- [GOAL] Leave out the images; return the rest of the data exactly.

- - -

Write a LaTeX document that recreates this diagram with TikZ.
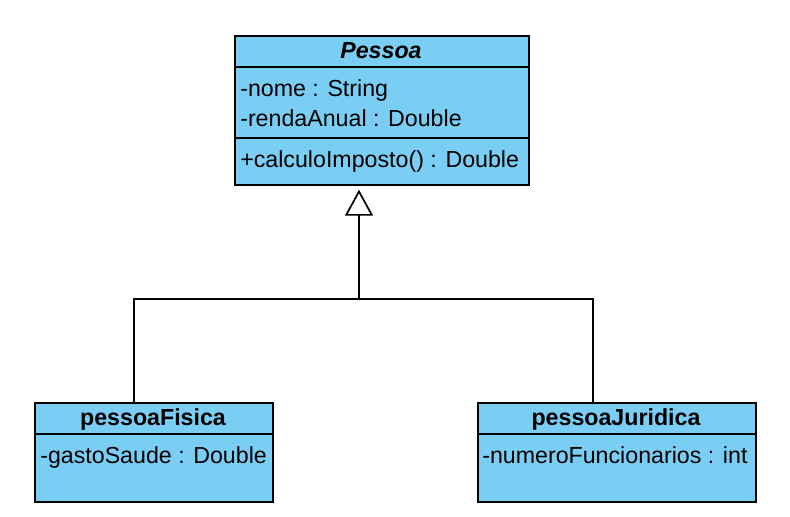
\documentclass[tikz,border=0pt]{standalone}
\usepackage{fontspec}
\setmainfont{Liberation Sans}
\usetikzlibrary{arrows.meta, positioning}
\definecolor{umlblue}{RGB}{122,206,244}
\newcommand{\umlfont}{\fontsize{16.5}{20}\selectfont}
\tikzset{
    classbox/.style={rectangle, draw, line width=1.2pt, fill=umlblue, inner sep=0pt, anchor=north west},
    sepline/.style={line width=1.2pt},
    classname/.style={font=\umlfont\bfseries, anchor=base, inner sep=0pt},
    member/.style={font=\umlfont, anchor=base west, inner sep=0pt},
    inherit/.style={line width=1.2pt, -{Triangle[open, length=0.65cm, width=0.7cm, line width=1.2pt]}, shorten >=0.1cm},
    link/.style={line width=1.2pt}
}

\begin{document}
\begin{tikzpicture}[x=0.025cm, y=-0.025cm]
        \useasboundingbox (0,0) rectangle (790,517);

        % Pessoa - top class
        \node (pessoa) [classbox, minimum width=7.35cm, minimum height=3.725cm] at (234,35) {};
        \draw[sepline] (pessoa.west |- 0,67) -- (pessoa.east |- 0,67);
        \draw[sepline] (pessoa.west |- 0,138) -- (pessoa.east |- 0,138);
        \node[classname, font=\umlfont\bfseries\itshape] (t_pessoa) at (381,59) {Pessoa};
        \node[member] (a_nome) at (240,97) {-nome : String};
        \node[member] (a_renda) at (240,127) {-rendaAnual : Double};
        \node[member] (m_imposto) at (240,168) {+calculoImposto() : Double};

        % pessoaFisica - bottom left
        \node (fisica) [classbox, minimum width=5.95cm, minimum height=2.475cm] at (34,402) {};
        \draw[sepline] (fisica.west |- 0,434) -- (fisica.east |- 0,434);
        \node[classname] (t_fisica) at (153,426) {pessoaFisica};
        \node[member] (a_gasto) at (40,464) {-gastoSaude : Double};

        % pessoaJuridica - bottom right
        \node (juridica) [classbox, minimum width=6.95cm, minimum height=2.475cm] at (477,402) {};
        \draw[sepline] (juridica.west |- 0,434) -- (juridica.east |- 0,434);
        \node[classname] (t_juridica) at (616,426) {pessoaJuridica};
        \node[member] (a_numero) at (482,464) {-numeroFuncionarios : int};

        % Generalization lines
        \coordinate (joint) at (359,299);
        \coordinate (j_fisica) at (134,299);
        \coordinate (j_juridica) at (593,299);
        \draw[link] (fisica.north -| j_fisica) -- (j_fisica) -- (j_juridica) -- (juridica.north -| j_juridica);
        \draw[inherit] (joint) -- (pessoa.south -| joint);

    \end{tikzpicture}
\end{document}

- - -

- [WRITTEN REPLY]
Write a LaTeX document that recreates this diagram with TikZ.
\documentclass[tikz,border=0pt]{standalone}
\usepackage{fontspec}
\setmainfont{Liberation Sans}
\usetikzlibrary{arrows.meta, positioning}
\definecolor{umlblue}{RGB}{122,206,244}
\newcommand{\umlfont}{\fontsize{16.5}{20}\selectfont}
\tikzset{
    classbox/.style={rectangle, draw, line width=1.2pt, fill=umlblue, inner sep=0pt, anchor=north west},
    sepline/.style={line width=1.2pt},
    classname/.style={font=\umlfont\bfseries, anchor=base, inner sep=0pt},
    member/.style={font=\umlfont, anchor=base west, inner sep=0pt},
    inherit/.style={line width=1.2pt, -{Triangle[open, length=0.65cm, width=0.7cm, line width=1.2pt]}, shorten >=0.1cm},
    link/.style={line width=1.2pt}
}

\begin{document}
\begin{tikzpicture}[x=0.025cm, y=-0.025cm]
        \useasboundingbox (0,0) rectangle (790,517);

        % Pessoa - top class
        \node (pessoa) [classbox, minimum width=7.35cm, minimum height=3.725cm] at (234,35) {};
        \draw[sepline] (pessoa.west |- 0,67) -- (pessoa.east |- 0,67);
        \draw[sepline] (pessoa.west |- 0,138) -- (pessoa.east |- 0,138);
        \node[classname, font=\umlfont\bfseries\itshape] (t_pessoa) at (381,59) {Pessoa};
        \node[member] (a_nome) at (240,97) {-nome : String};
        \node[member] (a_renda) at (240,127) {-rendaAnual : Double};
        \node[member] (m_imposto) at (240,168) {+calculoImposto() : Double};

        % pessoaFisica - bottom left
        \node (fisica) [classbox, minimum width=5.95cm, minimum height=2.475cm] at (34,402) {};
        \draw[sepline] (fisica.west |- 0,434) -- (fisica.east |- 0,434);
        \node[classname] (t_fisica) at (153,426) {pessoaFisica};
        \node[member] (a_gasto) at (40,464) {-gastoSaude : Double};

        % pessoaJuridica - bottom right
        \node (juridica) [classbox, minimum width=6.95cm, minimum height=2.475cm] at (477,402) {};
        \draw[sepline] (juridica.west |- 0,434) -- (juridica.east |- 0,434);
        \node[classname] (t_juridica) at (616,426) {pessoaJuridica};
        \node[member] (a_numero) at (482,464) {-numeroFuncionarios : int};

        % Generalization lines
        \coordinate (joint) at (359,299);
        \coordinate (j_fisica) at (134,299);
        \coordinate (j_juridica) at (593,299);
        \draw[link] (fisica.north -| j_fisica) -- (j_fisica) -- (j_juridica) -- (juridica.north -| j_juridica);
        \draw[inherit] (joint) -- (pessoa.south -| joint);

    \end{tikzpicture}
\end{document}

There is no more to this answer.